The 11th Circuit Court’s recent decision in Durham v. Rural/Metro Corporation illustrates just how easy it is for a plaintiff to establish a claim under the Pregnancy Discrimination Act (PDA), despite the U.S. Supreme Court’s warning in Young v. UPS. In Young v. United Parcel Serv., Inc., 575 U.S. 206 (2015), the Court explained that a pregnant employee may prevail on a claim under the PDA by showing that the employer accommodates such a large percentage of non-pregnant employees that a jury could find the employer intentionally discriminated against pregnant employees. But the Supreme Court relegated that factual issue to the analysis of whether the employer’s policy of accommodating only on-the-job injuries was pretext for discrimination. (See our blog post on Young v. UPS HERE.)
In Durham, a pregnant emergency medical technician (EMT) received restrictions limiting her to lifting no more than 50 pounds, rendering her unable to perform her job duties. The employer had previously created temporary positions or provided light-duty reassignments to employees subject to lift restrictions, but only when such restrictions were necessitated by on-the-job injuries. The EMT was not accommodated under this facially neutral policy.
The Durham court applied a modified burden-shifting framework. The plaintiff must establish a prima facie case by showing she was pregnant, the employer denied her request for accommodation, and the employer provided accommodations to non-pregnant employees similar in their ability or inability to work. The employer may then proffer a legitimate nondiscriminatory reason explaining why the accommodation was denied. A plaintiff may then demonstrate that reason is pretextual by showing that the neutral policy “imposes a significant burden on pregnant workers” and that the legitimate nondiscriminatory reason is not sufficiently strong to justify that burden.

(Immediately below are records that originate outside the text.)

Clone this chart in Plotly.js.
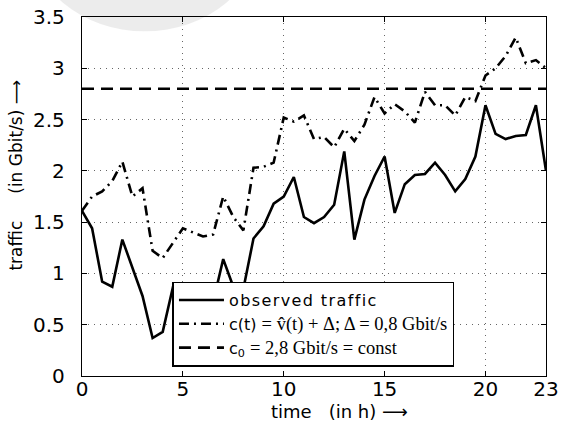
<!DOCTYPE html>
<html>
<head>
<meta charset="utf-8">
<script src="https://cdn.plot.ly/plotly-3.0.1.min.js"></script>
<style>html,body{margin:0;padding:0;background:#fff;}#chart{width:567px;height:426px;}</style>
</head>
<body>
<div id="chart"></div>
<script>
var hours = [0,0.5,1,1.5,2,2.5,3,3.5,4,4.5,5,5.5,6,6.5,7,7.5,8,8.5,9,9.5,10,10.5,11,11.5,12,12.5,13,13.5,14,14.5,15,15.5,16,16.5,17,17.5,18,18.5,19,19.5,20,20.5,21,21.5,22,22.5,23];
var observed = [1.61,1.44,0.92,0.87,1.33,1.05,0.78,0.37,0.43,0.86,0.80,0.68,0.60,0.72,1.14,0.87,0.85,1.34,1.46,1.68,1.75,1.94,1.55,1.49,1.55,1.67,2.19,1.33,1.72,1.95,2.14,1.59,1.87,1.96,1.97,2.08,1.96,1.80,1.92,2.14,2.64,2.36,2.31,2.34,2.35,2.64,2.00];
var capacity = [1.61,1.75,1.80,1.90,2.09,1.75,1.83,1.22,1.15,1.30,1.44,1.40,1.36,1.38,1.75,1.55,1.42,2.03,2.04,2.08,2.52,2.48,2.54,2.31,2.33,2.23,2.41,2.29,2.45,2.72,2.56,2.65,2.58,2.47,2.77,2.64,2.64,2.54,2.72,2.68,2.93,3.00,3.12,3.30,3.05,3.08,3.00];
var constHours = [0,23];
var constCap = [2.8,2.8];
var xTicks = [0,5,10,15,20,23];
var yTicks = [0,0.5,1,1.5,2,2.5,3,3.5];
var names = ['<span style="letter-spacing:1.4px">observed traffic</span>',
  'c(t) <span style="font-family:Liberation Serif;font-size:18.5px">= v\u0302(t) + \u0394; \u0394 = 0,8 Gbit/s</span>',
  'c<sub>0</sub> <span style="font-family:Liberation Serif;font-size:18.5px">= 2,8 Gbit/s = const</span>'];
var xTitle = '<span style="color:#ffffff">_____</span>\u00a0time\u00a0\u00a0\u00a0(in h)\u00a0\u27f6';
var yTitle = '<span style="color:#ffffff">_____</span>traffic\u00a0\u00a0\u00a0\u00a0\u00a0(in Gbit/s)\u00a0\u27f6';

var traces = [
  {x: hours, y: observed, type:'scatter', mode:'lines', name:names[0], line:{color:'#000', width:2.6}},
  {x: hours, y: capacity, type:'scatter', mode:'lines', name:names[1], line:{color:'#000', width:2.6, dash:'10px,5px,2px,5px'}},
  {x: constHours, y: constCap, type:'scatter', mode:'lines', name:names[2], line:{color:'#000', width:2.6, dash:'12px,7px'}}
];
var axisCommon = {
  showline:true, linecolor:'#000', linewidth:1.2, mirror:'allticks',
  ticks:'inside', ticklen:5, tickcolor:'#000', tickwidth:1,
  showgrid:true, gridcolor:'#666', gridwidth:1, griddash:'1px,5px',
  zeroline:false, tickfont:{family:'DejaVu Sans', size:20, color:'#000'}
};
var layout = {
  width:567, height:426,
  margin:{l:82, r:21, t:17, b:50},
  paper_bgcolor:'#fff', plot_bgcolor:'#fff',
  showlegend:true,
  legend:{x:0.195, y:0.263, xanchor:'left', yanchor:'top', bgcolor:'#fff', bordercolor:'#000', borderwidth:1.5,
    font:{family:'DejaVu Sans', size:16, color:'#000'}, tracegroupgap:0, itemwidth:45},
  xaxis: Object.assign({}, axisCommon, {range:[0,23], tickmode:'array', tickvals:xTicks, ticktext:xTicks.map(String), ticklabelstandoff:-5,
    title:{text:xTitle, font:{family:'DejaVu Sans', size:18, color:'#000'}, standoff:4}}),
  yaxis: Object.assign({}, axisCommon, {range:[0,3.5], tickmode:'array', tickvals:yTicks, ticktext:yTicks.map(String), ticklabelstandoff:12,
    title:{text:yTitle, font:{family:'DejaVu Sans', size:17, color:'#000'}, standoff:6}}),
  shapes:[{type:'circle', xref:'paper', yref:'paper', x0:-0.113, x1:0.383, y0:0.96, y1:1.5, fillcolor:'#e4e4e4', line:{width:0}, layer:'below', opacity:0.7}]
};
Plotly.newPlot('chart', traces, layout, {displayModeBar:false, staticPlot:true});
</script>
</body>
</html>
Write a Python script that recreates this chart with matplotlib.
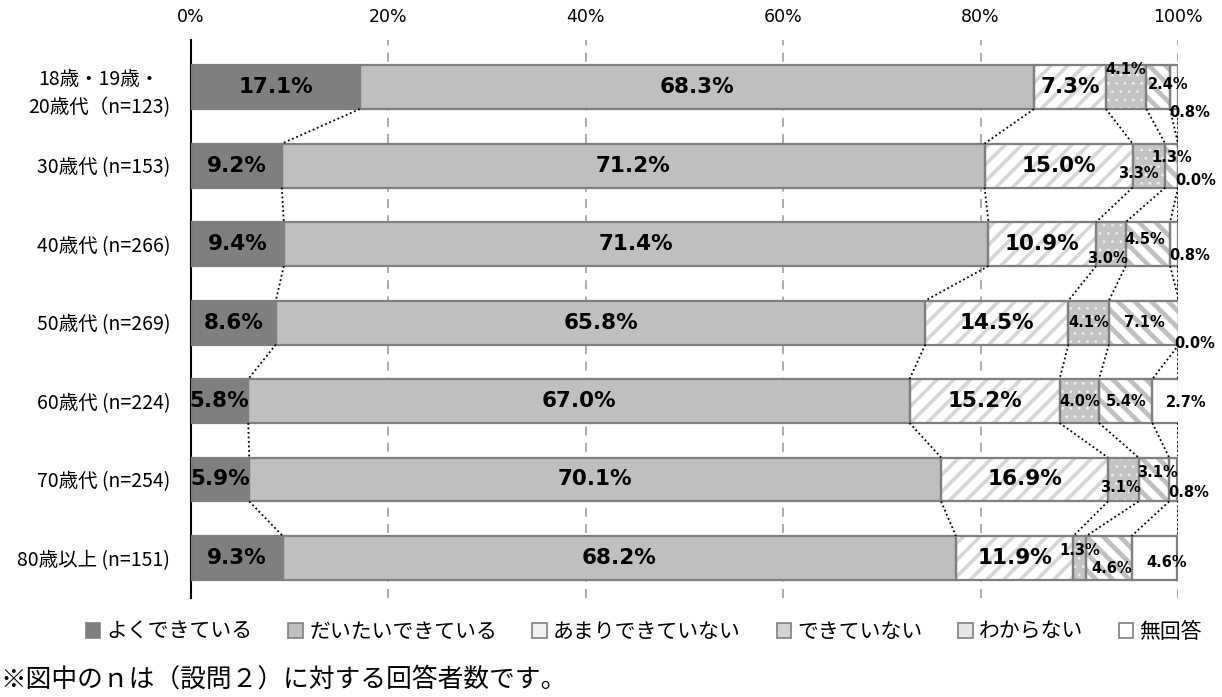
import matplotlib
matplotlib.use("Agg")
import matplotlib.pyplot as plt
import matplotlib.patches as mpatches
import numpy as np

plt.rcParams['font.family'] = ['Noto Sans CJK JP', 'DejaVu Sans']

groups = ["18歳・19歳・\n20歳代（n=123)", "30歳代 (n=153)", "40歳代 (n=266)", "50歳代 (n=269)",
          "60歳代 (n=224)", "70歳代 (n=254)", "80歳以上 (n=151)"]
categories = ["よくできている", "だいたいできている", "あまりできていない", "できていない", "わからない", "無回答"]
yoku     = [17.1, 9.2, 9.4, 8.6, 5.8, 5.9, 9.3]
daitai   = [68.3, 71.2, 71.4, 65.8, 67.0, 70.1, 68.2]
amari    = [7.3, 15.0, 10.9, 14.5, 15.2, 16.9, 11.9]
dekinai  = [4.1, 3.3, 3.0, 4.1, 4.0, 3.1, 1.3]
wakaranai = [2.4, 1.3, 4.5, 7.1, 5.4, 3.1, 4.6]
mukaitou = [0.8, 0.0, 0.8, 0.0, 2.7, 0.8, 4.6]
xticks = [0, 20, 40, 60, 80, 100]
xticklabels = ["0%", "20%", "40%", "60%", "80%", "100%"]
footnote = "※図中のｎは（設問２）に対する回答者数です。"

series = [yoku, daitai, amari, dekinai, wakaranai, mukaitou]
# style: (face, hatch, hatchcolor, hatch linewidth, legend face)
styles = [("#7f7f7f", None, None, 1.0, "#7f7f7f"),
          ("#bfbfbf", None, None, 1.0, "#bfbfbf"),
          ("#ffffff", "//", "#d6d6d6", 2.6, "#f2f2f2"),
          ("#c4c4c4", "..", "#eeeeee", 0.8, "#d4d4d4"),
          ("#ffffff", "\\\\", "#c0c0c0", 3.4, "#e6e6e6"),
          ("#ffffff", None, None, 1.0, "#ffffff")]
edge = "#7f7f7f"

# label offsets (dx in %, dy in row units) for small labels
offsets = {
    (0, 3): (0, -0.23), (0, 4): (1.0, -0.03), (0, 5): (1.6, 0.32),
    (1, 3): (-1.1, 0.10), (1, 4): (0, -0.10), (1, 5): (1.8, 0.19),
    (2, 3): (-0.3, 0.18), (2, 4): (-0.3, -0.06), (2, 5): (1.6, 0.15),
    (3, 5): (1.6, 0.27),
    (4, 5): (2.1, 0.02),
    (5, 3): (-0.3, 0.10), (5, 4): (0.4, -0.09), (5, 5): (1.6, 0.17),
    (6, 3): (0, -0.10), (6, 4): (0.3, 0.13), (6, 5): (1.3, 0.06),
}

fig = plt.figure(figsize=(12.22, 6.97), dpi=100)
ax = fig.add_axes([191/1222, 1-598/697, (1178-191)/1222, (598-40)/697])

n = len(groups)
y = np.arange(n)
h = 0.56
data = np.array(series)  # shape (6, n)
lefts = np.vstack([np.zeros(n), np.cumsum(data, axis=0)[:-1]])
cums = np.cumsum(data, axis=0)

for k, (vals, (face, hatch, hc, hlw, lf)) in enumerate(zip(series, styles)):
    if hatch:
        with plt.rc_context({'hatch.linewidth': hlw}):
            bars = ax.barh(y, vals, left=lefts[k], height=h, color=face, edgecolor=hc,
                           hatch=hatch, linewidth=0, zorder=2)
            for b in bars:
                if hasattr(b, "set_hatch_linewidth"):
                    b.set_hatch_linewidth(hlw)
    else:
        ax.barh(y, vals, left=lefts[k], height=h, color=face, linewidth=0, zorder=2)
    ax.barh(y, vals, left=lefts[k], height=h, fill=False, edgecolor=edge,
            linewidth=1.6, zorder=3)

# connectors
for i in range(n - 1):
    for k in range(6):
        x1 = cums[k][i] if k < 5 else 100
        x2 = cums[k][i + 1] if k < 5 else 100
        ax.plot([x1, x2], [i + h/2, i + 1 - h/2], color="black", lw=1.3,
                linestyle=(0, (1, 1.5)), zorder=4)

# labels
for i in range(n):
    for k in range(6):
        v = data[k][i]
        cx = lefts[k][i] + v / 2
        if k < 3:
            ax.text(cx, i, f"{v:.1f}%", ha="center", va="center", fontsize=15.5,
                    fontweight="bold", family="DejaVu Sans", zorder=6)
        else:
            dx, dy = offsets.get((i, k), (0, 0))
            ax.text(cx + dx, i + dy, f"{v:.1f}%", ha="center", va="center", fontsize=10.5,
                    fontweight="bold", family="DejaVu Sans", zorder=6)

# grid
for xv in xticks[1:]:
    ax.axvline(xv, color="#a6a6a6", lw=1.3, linestyle=(0, (5, 4)), zorder=0)

ax.set_xlim(0, 100)
ax.set_ylim(n - 1 + 0.51, -0.6)
ax.xaxis.tick_top()
ax.set_xticks(xticks)
ax.set_xticklabels(xticklabels, fontsize=12.5, family="DejaVu Sans")
ax.tick_params(axis="x", length=0, pad=10)
ax.set_yticks(y)
ax.set_yticklabels(groups, fontsize=14, linespacing=1.45, multialignment="center")
ax.tick_params(axis="y", length=0, pad=15)
for s in ["top", "right", "bottom"]:
    ax.spines[s].set_visible(False)
ax.spines["left"].set_color("black")
ax.spines["left"].set_linewidth(1.5)

handles = []
for (face, hatch, hc, hlw, lf), lab in zip(styles, categories):
    handles.append(mpatches.Patch(facecolor=lf, edgecolor=edge, linewidth=1.2, label=lab))
fig.legend(handles=handles, loc="center", bbox_to_anchor=(0.527, 1-632/697), ncol=6,
           frameon=False, fontsize=15, handlelength=0.7, handleheight=0.7,
           handletextpad=0.3, columnspacing=1.7)

fig.text(0.0, 1-680/697, footnote, fontsize=18.5, va="center", ha="left")

fig.savefig("out.png", dpi=100)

Because the district court granted summary judgment without fully considering the issue of pretext, summary judgment was vacated and the case was remanded for further proceedings.
The lesson? Facially neutral policies resulting in a discriminatory impact may, if insufficiently explained, give rise to a discriminatory inference. If a neutral policy produces discriminatory results, employers should assess the policy’s justifications and consider alternative solutions.